I moved my commitments around, excused myself from the one that couldn’t be rescheduled. Then I worked into the evening with someone who was so terribly isolated and afraid that I could see that even breathing was hard for them. I had no fixes. I had no cures. I am still concerned for them and what lies ahead. But I do have some more clarity about the 100 day challenge, as I can manage it.

At its core, at its most basic, the daily challenge is more simple and far harder for me right now. I try to show up. That means paying attention. Staying engaged. When I fall short, acknowledging that and trying to make amends. It also means knowing my limits, holding the responsibility lightly and with the indifference Ignatius of Loyola so eloquently described: we do our very best without investing in one outcome or another. These days, for me it also means getting on that elliptical of mine that I love to hate to have a good workout, at least 6 days a week.
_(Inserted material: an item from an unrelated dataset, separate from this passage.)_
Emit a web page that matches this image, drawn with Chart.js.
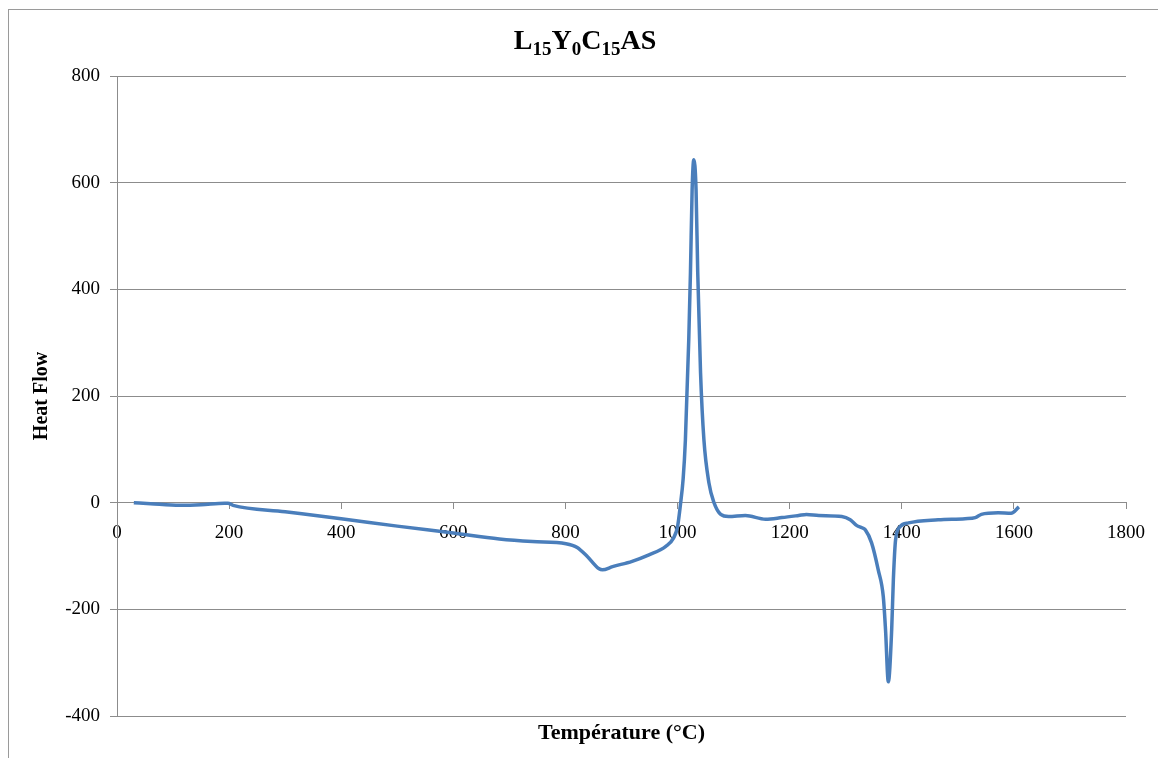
<!DOCTYPE html>
<html>
<head>
<meta charset="utf-8">
<script src="https://cdn.jsdelivr.net/npm/chart.js@4.4.0/dist/chart.umd.min.js"></script>
<style>
  body { margin: 0; background: #fff; }
  #wrap { width: 1158px; height: 758px; }
</style>
</head>
<body>
<div id="wrap"><canvas id="dscChart" width="1158" height="758"></canvas></div>
<script>
// DSC curve
const temperature = [30, 60, 112, 150, 192, 198, 207, 300, 400, 500, 600, 682, 741, 801, 821, 839, 860, 866, 884, 919, 949, 979, 993, 1000, 1005, 1010, 1014, 1020, 1023, 1026, 1029, 1033, 1036, 1041, 1047, 1056, 1065, 1077, 1091, 1121, 1157, 1186, 1216, 1230, 1252, 1293, 1308, 1320, 1329, 1335, 1346, 1358, 1367, 1371, 1376, 1382, 1385, 1389, 1397, 1412, 1465, 1513, 1531, 1542, 1572, 1595, 1609];
const heatFlow = [0, -2, -5, -4, -1, -1, -5, -17, -30, -44, -57, -68, -73, -77, -84, -101, -124, -126, -120, -110, -98, -82, -66, -45, -5, 45, 118, 306, 431, 587, 643, 587, 431, 244, 118, 37, 0, -22, -26, -24, -31, -28, -24, -22, -24, -26, -32, -43, -47, -51, -75, -126, -176, -238, -336, -238, -144, -69, -45, -38, -32, -30, -28, -22, -19, -20, -8];

const xTicks = [0, 200, 400, 600, 800, 1000, 1200, 1400, 1600, 1800];
const yTicks = [-400, -200, 0, 200, 400, 600, 800];

const gridColor = '#8c8c8c';
const serif = '"Liberation Serif", "Times New Roman", serif';

const points = temperature.map((t, i) => ({ x: t, y: heatFlow[i] }));

// title with subscripts + axis titles + outer frame
const decorations = {
    id: 'decorations',
    afterDraw(chart) {
        const c = chart.ctx;
        const area = chart.chartArea;
        c.save();

        c.strokeStyle = '#9a9a9a';
        c.lineWidth = 1;
        c.strokeRect(8.5, 9.5, 1200, 800);

        // title L15Y0C15AS
        const parts = [['L', 0], ['15', 1], ['Y', 0], ['0', 1], ['C', 0], ['15', 1], ['AS', 0]];
        const big = 'bold 28px ' + serif;
        const small = 'bold 19px ' + serif;
        let total = 0;
        parts.forEach(p => { c.font = p[1] ? small : big; total += c.measureText(p[0]).width; });
        let x = 585 - total / 2;
        c.fillStyle = '#000';
        c.textBaseline = 'alphabetic';
        c.textAlign = 'left';
        parts.forEach(p => {
            c.font = p[1] ? small : big;
            c.fillText(p[0], x, p[1] ? 55 : 49);
            x += c.measureText(p[0]).width;
        });

        // x title
        c.font = 'bold 22px ' + serif;
        c.textAlign = 'center';
        c.textBaseline = 'middle';
        c.fillText('Température (°C)', (area.left + area.right) / 2, 733);

        // y title
        c.font = 'bold 20px ' + serif;
        c.translate(42, (area.top + area.bottom) / 2);
        c.rotate(-Math.PI / 2);
        c.fillText('Heat Flow', 0, 0);
        c.restore();
    }
};

const ctx = document.getElementById('dscChart').getContext('2d');
const dscChart = new Chart(ctx, {
    type: 'line',
    data: {
        datasets: [{
            label: 'Heat Flow',
            data: points,
            borderColor: '#4a7ebb',
            borderWidth: 3.5,
            pointRadius: 0,
            cubicInterpolationMode: 'monotone',
            fill: false
        }]
    },
    options: {
        responsive: false,
        animation: false,
        layout: { padding: { left: 0, right: 30, top: 76, bottom: 42 } },
        plugins: { legend: { display: false }, title: { display: false }, tooltip: { enabled: false } },
        scales: {
            x: {
                type: 'linear',
                position: { y: 0 },
                min: 0,
                max: 1800,
                afterBuildTicks: s => { s.ticks = xTicks.map(v => ({ value: v })); },
                grid: { display: true, drawOnChartArea: false, drawTicks: true, tickLength: 6, color: gridColor },
                border: { display: true, color: gridColor },
                ticks: { color: '#000', font: { family: serif, size: 19 }, padding: 13, maxRotation: 0, callback: v => String(v) }
            },
            y: {
                type: 'linear',
                min: -400,
                max: 800,
                afterBuildTicks: s => { s.ticks = yTicks.map(v => ({ value: v })); },
                afterFit: s => { s.width = 117; },
                grid: { color: gridColor, tickLength: 7 },
                border: { display: true, color: gridColor },
                ticks: { color: '#000', font: { family: serif, size: 19 }, padding: 10, callback: v => String(v) }
            }
        }
    },
    plugins: [decorations]
});
</script>
</body>
</html>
There’s more of course, but in the end, it is basically that my challenge for a 100 days (and for a lifetime) is to show up.

For the duration of the challenge, here and on Instagram, I’m going to keep trying to describe small acts of my life that include creativity, at least some of the time, but also speak to drudgery and how much of the work is plain old persistence. I am carrying the challenge more lightly, though, not beating myself up because I can’t claim to be a writer, an artist, or even a particularly creative person on any given day. Instead, I have to trust that showing up counts for something.

One thought on “The 100 Day Challenge

  1. Showing up is hard to do … sometimes I forget – sometimes I cave to my resistance and sometimes I just plain forget. At 73, I am still trying to figure out how it is that some people can at least appear to “show up” everyday for whatever they have committed to… But, also at 73, I have decided that “showing up” most of the time is good enough and I trust that God knows I am trying and that’s what counts.